According to reports, Nigerians with access to financial services lack the fundamental resources and financial literacy needed to complete transactions: Only a small percentage of Nigerian adults claim to be financially literate enough to perform basic financial operations like opening an account, and this low level of financial inclusion is likely due to the lack of education surrounding financial services.

More than half the Nigerian adult population lack easy access to financial services like ATMs, banks, etc., which is one of the main obstacles to financial inclusion in Nigeria. For instance, the adoption of mobile money in Nigeria has been sluggish. Despite an improvement in mobile money awareness from since 2015, the majority of Nigerian individuals say they are still unaware of any nearby mobile money service points.

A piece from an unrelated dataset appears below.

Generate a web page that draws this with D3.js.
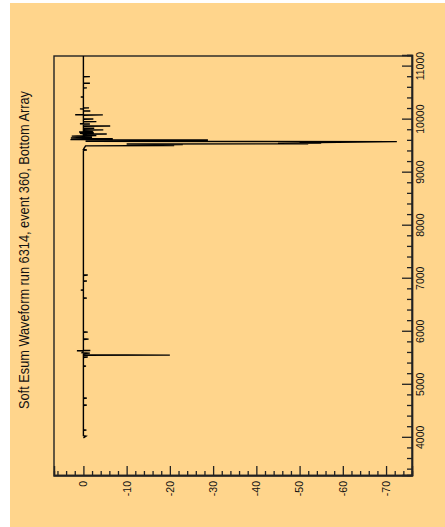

Consumers in Nigeria prefer to pay with cash, and the majority of the people work in the unorganized sector. This has led to a somewhat stagnating use of financial products and services.  The regulatory modifications that permit Nigerians to transfer money more easily undoubtedly contributes to the inability of informal financial service providers to cover service fees per transaction. Before 2017, restrictions prohibited Nigerians from sending money abroad in amounts more than $10 without first providing documentation.

In addition to being a barrier to Nigeria's financial inclusion, banks' reluctance is the main factor in why most Nigerians choose to pay in cash. According to experts, Nigeria's dependence on cash and the country's slow adaptation of formal financial services are due to financial institutions' and service providers' fears that new technology start-ups will enter the market and force established players to make opportunities for improved formal financial service options.

Nevertheless, initiatives are being made to increase financial inclusion in Nigeria.

In order for Nigeria to achieve its highest degree of financial inclusion, 70% of its adult population must be empowered, which will spur growth and development. The inclusion of this group in society would lead to an increase in the country's output, boost economic activities, and decrease poverty.